» **TASK GOAL**
Start at the top of the records and, please, print each line exactly through the line that contains "const urbanFemales = [30.9, 25.4, 23.2];", leaving out all pictures.

(Charts and diagrams as code)
'''

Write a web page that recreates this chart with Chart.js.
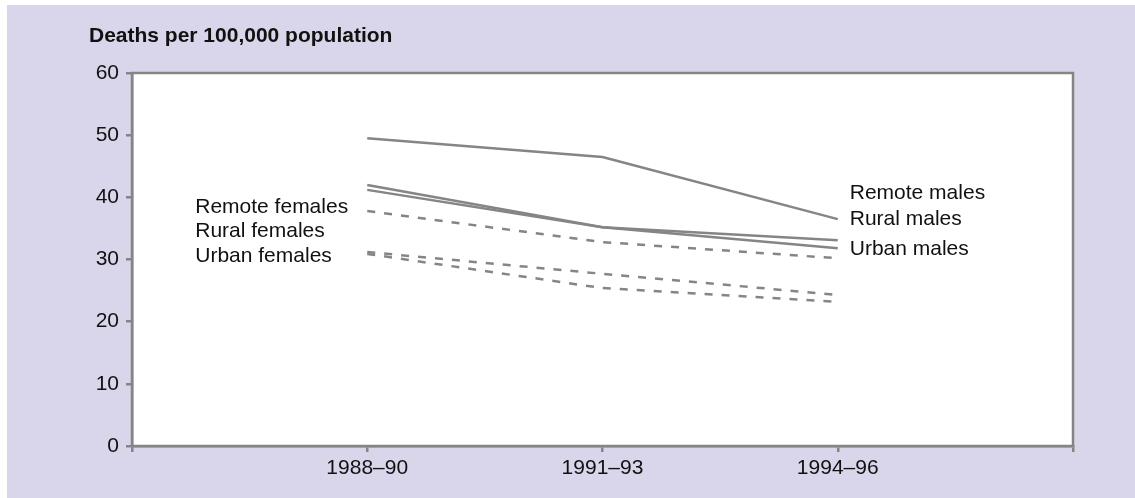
<!DOCTYPE html>
<html>
<head>
<meta charset="utf-8">
<script src="https://cdn.jsdelivr.net/npm/chart.js@4/dist/chart.umd.min.js"></script>
<style>
  html, body { margin: 0; padding: 0; background: #fff; }
  #wrap { width: 1135px; height: 498px; }
</style>
</head>
<body>
<div id="wrap"><canvas id="chart" width="1135" height="498"></canvas></div>
<script>
// periods along the x axis (empty slots at both ends)
const periods = ["", "1988–90", "1991–93", "1994–96", ""];
const yTicks = [0, 10, 20, 30, 40, 50, 60];

// deaths per 100,000 population
const remoteMales = [49.5, 46.5, 36.5];
const ruralMales = [42.0, 35.2, 33.1];
const urbanMales = [41.2, 35.2, 31.8];
const remoteFemales = [37.8, 32.8, 30.2];
const ruralFemales = [31.2, 27.7, 24.3];
const urbanFemales = [30.9, 25.4, 23.2];

// text labels beside the lines
const femaleLabels = ["Remote females", "Rural females", "Urban females"];
const femaleLabelAt = [37.5, 33.6, 29.6];
const maleLabels = ["Remote males", "Rural males", "Urban males"];
const maleLabelAt = [39.7, 35.5, 30.7];

const GREY = "#858585";
const LAVENDER = "#d9d5ea";
const FONT = "'Liberation Sans', Arial, sans-serif";

const toPoints = vals => vals.map((v, i) => ({ x: i + 1, y: v }));

const series = [
  { label: "Remote males", data: remoteMales, dash: [] },
  { label: "Rural males", data: ruralMales, dash: [] },
  { label: "Urban males", data: urbanMales, dash: [] },
  { label: "Remote females", data: remoteFemales, dash: [8, 9] },
  { label: "Rural females", data: ruralFemales, dash: [8, 9] },
  { label: "Urban females", data: urbanFemales, dash: [8, 9] },
];

const frame = {
  id: "frame",
  beforeDraw(chart) {
    const { ctx, chartArea: a } = chart;
    ctx.save();
    ctx.fillStyle = LAVENDER;
    ctx.fillRect(7, 5, chart.width - 7, chart.height - 5);
    ctx.fillStyle = "#fff";
    ctx.fillRect(a.left, a.top, a.right - a.left, a.bottom - a.top);
    ctx.restore();
  },
  afterDraw(chart) {
    const { ctx, chartArea: a, scales } = chart;
    ctx.save();
    ctx.strokeStyle = GREY;
    ctx.lineWidth = 2.5;
    ctx.strokeRect(a.left, a.top, a.right - a.left, a.bottom - a.top);

    ctx.fillStyle = "#111";
    ctx.font = "bold 21px " + FONT;
    ctx.textBaseline = "alphabetic";
    ctx.textAlign = "left";
    ctx.fillText("Deaths per 100,000 population", 89, 42);

    ctx.font = "21px " + FONT;
    const xl = scales.x.getPixelForValue(1) - 172;
    femaleLabels.forEach((t, i) => ctx.fillText(t, xl, scales.y.getPixelForValue(femaleLabelAt[i])));
    const xr = scales.x.getPixelForValue(3) + 12;
    maleLabels.forEach((t, i) => ctx.fillText(t, xr, scales.y.getPixelForValue(maleLabelAt[i])));
    ctx.restore();
  }
};

new Chart(document.getElementById("chart"), {
  type: "line",
  data: {
    datasets: series.map(s => ({
      label: s.label,
      data: toPoints(s.data),
      borderColor: GREY,
      borderWidth: 2.5,
      borderDash: s.dash,
      pointRadius: 0,
      tension: 0,
      fill: false,
    })),
  },
  options: {
    responsive: false,
    animation: false,
    layout: { padding: { left: 0, top: 73, right: 62, bottom: 0 } },
    plugins: { legend: { display: false }, tooltip: { enabled: false } },
    scales: {
      x: {
        type: "linear",
        min: 0,
        max: periods.length - 1,
        afterBuildTicks: s => { s.ticks = periods.map((p, i) => ({ value: i })); },
        afterFit: s => { s.height = 52; },
        grid: { drawOnChartArea: false, color: GREY, lineWidth: 2.5, tickLength: 6 },
        border: { color: GREY, width: 2.5 },
        ticks: {
          color: "#111",
          font: { family: FONT, size: 21 },
          padding: 4,
          maxRotation: 0,
          autoSkip: false,
          callback: v => periods[v],
        },
      },
      y: {
        min: 0,
        max: 60,
        afterBuildTicks: s => { s.ticks = yTicks.map(v => ({ value: v })); },
        afterFit: s => { s.width = 132; },
        grid: { drawOnChartArea: false, color: GREY, lineWidth: 2.5, tickLength: 6 },
        border: { color: GREY, width: 2.5 },
        ticks: {
          color: "#111",
          font: { family: FONT, size: 21 },
          padding: 7,
        },
      },
    },
  },
  plugins: [frame],
});
</script>
</body>
</html>
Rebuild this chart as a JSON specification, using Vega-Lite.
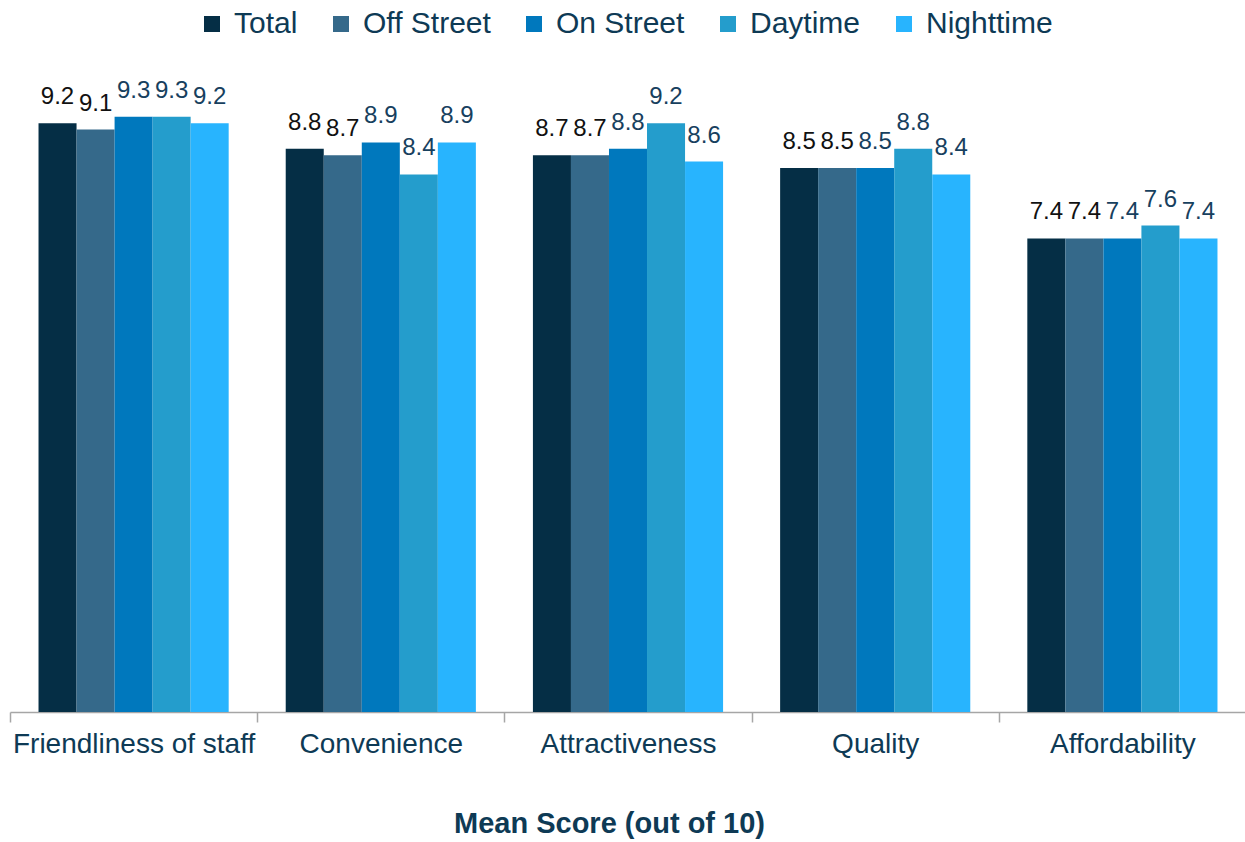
{
  "$schema": "https://vega.github.io/schema/vega-lite/v6.json",
  "width": 1236,
  "height": 640,
  "autosize": {"type": "none"},
  "padding": {"left": 10, "top": 72, "right": 0, "bottom": 130},
  "background": "white",
  "config": {
    "font": "Liberation Sans",
    "view": {"stroke": null}
  },
  "data": {
    "values": [
      {"aspect": "Friendliness of staff", "series": "Total", "score": 9.2},
      {"aspect": "Friendliness of staff", "series": "Off Street", "score": 9.1},
      {"aspect": "Friendliness of staff", "series": "On Street", "score": 9.3},
      {"aspect": "Friendliness of staff", "series": "Daytime", "score": 9.3},
      {"aspect": "Friendliness of staff", "series": "Nighttime", "score": 9.2},
      {"aspect": "Convenience", "series": "Total", "score": 8.8},
      {"aspect": "Convenience", "series": "Off Street", "score": 8.7},
      {"aspect": "Convenience", "series": "On Street", "score": 8.9},
      {"aspect": "Convenience", "series": "Daytime", "score": 8.4},
      {"aspect": "Convenience", "series": "Nighttime", "score": 8.9},
      {"aspect": "Attractiveness", "series": "Total", "score": 8.7},
      {"aspect": "Attractiveness", "series": "Off Street", "score": 8.7},
      {"aspect": "Attractiveness", "series": "On Street", "score": 8.8},
      {"aspect": "Attractiveness", "series": "Daytime", "score": 9.2},
      {"aspect": "Attractiveness", "series": "Nighttime", "score": 8.6},
      {"aspect": "Quality", "series": "Total", "score": 8.5},
      {"aspect": "Quality", "series": "Off Street", "score": 8.5},
      {"aspect": "Quality", "series": "On Street", "score": 8.5},
      {"aspect": "Quality", "series": "Daytime", "score": 8.8},
      {"aspect": "Quality", "series": "Nighttime", "score": 8.4},
      {"aspect": "Affordability", "series": "Total", "score": 7.4},
      {"aspect": "Affordability", "series": "Off Street", "score": 7.4},
      {"aspect": "Affordability", "series": "On Street", "score": 7.4},
      {"aspect": "Affordability", "series": "Daytime", "score": 7.6},
      {"aspect": "Affordability", "series": "Nighttime", "score": 7.4}
    ]
  },
  "encoding": {
    "x": {
      "field": "aspect",
      "type": "nominal",
      "sort": null,
      "scale": {"paddingInner": 0, "paddingOuter": 0},
      "axis": {
        "title": "Mean Score (out of 10)",
        "titleFontSize": 29,
        "titleFontWeight": "bold",
        "titleColor": "#0e3a55",
        "titleAnchor": "start",
        "titleAlign": "center",
        "titleX": 599,
        "titleY": 120,
        "titleBaseline": "alphabetic",
        "labelAngle": 0,
        "labelFontSize": 28,
        "labelLimit": 0,
        "labelColor": "#0e3a55",
        "labelPadding": 8,
        "tickBand": "extent",
        "tickSize": 10,
        "tickColor": "#a6a6a6",
        "domainColor": "#a6a6a6",
        "domainWidth": 1.5,
        "tickWidth": 1.5
      }
    },
    "xOffset": {
      "field": "series",
      "type": "nominal",
      "sort": ["Total", "Off Street", "On Street", "Daytime", "Nighttime"],
      "scale": {"paddingInner": 0, "paddingOuter": 0.75}
    },
    "y": {
      "field": "score",
      "type": "quantitative",
      "scale": {"domain": [0, 10], "nice": false},
      "axis": null
    }
  },
  "layer": [
    {
      "mark": {"type": "bar"},
      "encoding": {
        "color": {
          "field": "series",
          "type": "nominal",
          "sort": ["Total", "Off Street", "On Street", "Daytime", "Nighttime"],
          "scale": {
            "domain": ["Total", "Off Street", "On Street", "Daytime", "Nighttime"],
            "range": ["#052e45", "#35698a", "#0078bd", "#249dcc", "#28b4fe"]
          },
          "legend": {
            "title": null,
            "orient": "none",
            "direction": "horizontal",
            "legendX": 187,
            "legendY": -63,
            "symbolType": "square",
            "symbolSize": 256,
            "symbolStrokeWidth": 0,
            "labelFontSize": 30,
            "labelColor": "#0e3a55",
            "labelOffset": 7,
            "columnPadding": 28
          }
        }
      }
    },
    {
      "mark": {"type": "text", "baseline": "alphabetic", "dy": -19, "fontSize": 24},
      "encoding": {
        "text": {"field": "score", "type": "quantitative", "format": ".1f"},
        "color": {
          "condition": {"test": "datum.series === 'Total' || datum.series === 'Off Street'", "value": "#111111"},
          "value": "#17405e"
        }
      }
    }
  ]
}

'''

» **EXERCISE SOLUTION**
Write a web page that recreates this chart with Chart.js.
<!DOCTYPE html>
<html>
<head>
<meta charset="utf-8">
<script src="https://cdn.jsdelivr.net/npm/chart.js@4/dist/chart.umd.min.js"></script>
<style>
  html, body { margin: 0; padding: 0; background: #fff; }
  #wrap { width: 1135px; height: 498px; }
</style>
</head>
<body>
<div id="wrap"><canvas id="chart" width="1135" height="498"></canvas></div>
<script>
// periods along the x axis (empty slots at both ends)
const periods = ["", "1988–90", "1991–93", "1994–96", ""];
const yTicks = [0, 10, 20, 30, 40, 50, 60];

// deaths per 100,000 population
const remoteMales = [49.5, 46.5, 36.5];
const ruralMales = [42.0, 35.2, 33.1];
const urbanMales = [41.2, 35.2, 31.8];
const remoteFemales = [37.8, 32.8, 30.2];
const ruralFemales = [31.2, 27.7, 24.3];
const urbanFemales = [30.9, 25.4, 23.2];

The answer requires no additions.